André Messager (1853-1929)
L’Amour masqué, Couplets, « J’ai deux amants, c’est beaucoup mieux »

Jacques Offenbach (1819-1880)
La Vie Parisienne, air de Gabrielle, « Je suis veuve d’un colonel »

Reynaldo Hahn (1874-1947)
Ô mon bel inconnu, Duo, « Mais… vous m’avez pincé le derrière ! »

Edmond Audran (1840-1901)
Les Petites Femmes, Couplets de Cécile, « On a, dit-on, chacun sa destinée »

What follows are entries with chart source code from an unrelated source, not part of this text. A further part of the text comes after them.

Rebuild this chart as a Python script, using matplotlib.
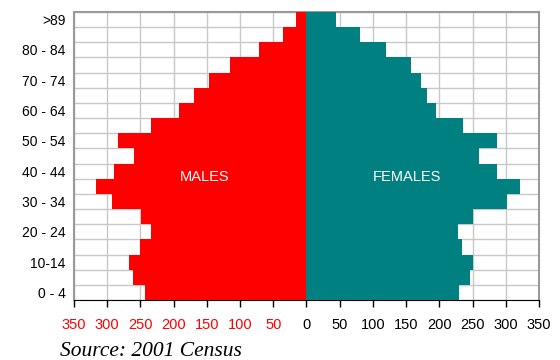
import numpy as np
import matplotlib
matplotlib.use("Agg")
import matplotlib.pyplot as plt

plt.rcParams["font.family"] = ["Liberation Sans", "DejaVu Sans"]

RED = "#ff0000"
TEAL = "#008080"
GRID = "#c8c8c8"

# age groups bottom -> top
ages = ["0 - 4", "5 - 9", "10-14", "15-19", "20 - 24", "25-29", "30 - 34", "35-39",
        "40 - 44", "45-49", "50 - 54", "55-59", "60 - 64", "65-69", "70 - 74",
        "75-79", "80 - 84", "85-89", ">89"]
males = [243, 261, 267, 251, 234, 249, 293, 317, 290, 259, 284, 234, 192, 169,
         146, 115, 72, 36, 15]
females = [229, 246, 250, 234, 228, 250, 302, 321, 287, 259, 287, 235, 195, 181,
           172, 158, 119, 80, 45]
xticks = [-350, -300, -250, -200, -150, -100, -50, 0, 50, 100, 150, 200, 250, 300, 350]

fig = plt.figure(figsize=(5.6, 3.6), dpi=100)
ax = fig.add_axes([0.132, 0.1667, 0.8305, 0.8])

y = np.arange(len(ages))
ax.barh(y, [-m for m in males], height=1.0, color=RED, zorder=3)
ax.barh(y, females, height=1.0, color=TEAL, zorder=3)

ax.set_xlim(-350, 350)
ax.set_ylim(-0.5, len(ages) - 0.5)

# grid: vertical every 50, horizontal at every band edge
ax.set_xticks(xticks)
ax.set_xticklabels([str(abs(v)) for v in xticks], fontsize=10.5)
for lab, v in zip(ax.get_xticklabels(), xticks):
    lab.set_color(RED if v < 0 else "black")
ax.set_yticks(y[::2])
ax.set_yticklabels(ages[::2], fontsize=10)
ax.set_yticks(np.arange(len(ages) + 1) - 0.5, minor=True)
ax.yaxis.grid(True, which="minor", color=GRID, linewidth=1.0, zorder=0)
ax.xaxis.grid(True, color=GRID, linewidth=1.0, zorder=0)
ax.set_axisbelow(True)

ax.tick_params(axis="y", which="both", length=0, pad=6)
ax.tick_params(axis="x", length=5, width=1, direction="out", pad=8, color="black")

for s in ["left", "top", "right"]:
    ax.spines[s].set_color("#999999")
    ax.spines[s].set_linewidth(1.5)
ax.spines["bottom"].set_color("black")

ax.text(-154, 7.6, "MALES", color="white", fontsize=10.5, ha="center", va="center", zorder=4)
ax.text(151, 7.6, "FEMALES", color="white", fontsize=10.5, ha="center", va="center", zorder=4)

fig.text(60 / 560, 1 - 352 / 360, "Source: 2001 Census", fontsize=15.5,
         family="Liberation Serif", style="italic", ha="left", va="center")

fig.savefig("out.png", dpi=100, facecolor="white")
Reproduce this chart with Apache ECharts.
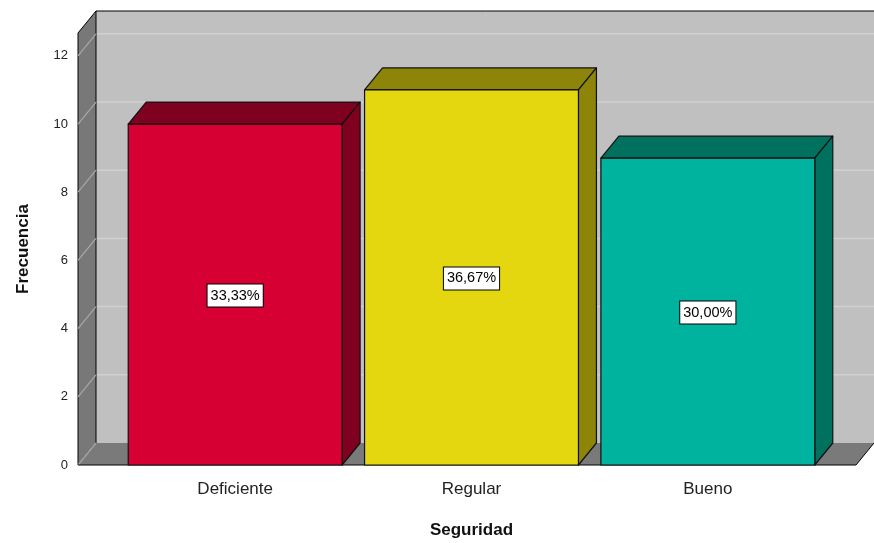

Jacques Offenbach (1819-1880)
La Périchole, air de la Périchole, « Tu n’es pas beau, tu n’es pas riche ».

Hervé (1825-1892)
La mère des compagnons, Couplets de Gaston, « Depuis la naissance du monde », « Cherchez la femme »

Reynaldo Hahn (1874-1947)
Ô mon bel inconnu, Strophes, « C’est très vilain, d’être infidèle »

Jules Massenet (1842-1912)
Don César de Bazan, Duo nocturne, « Aux cœurs les plus troublés, la nature sourit »

Jacques Offenbach (1819-1880)
Les Contes d’Hoffmann, Barcarolle

Louiguy (1916-1991)
La Vie en rose, quintette et piano

L’Amour à la française, 28 et 29 novembre 2023, Musée d’Orsay.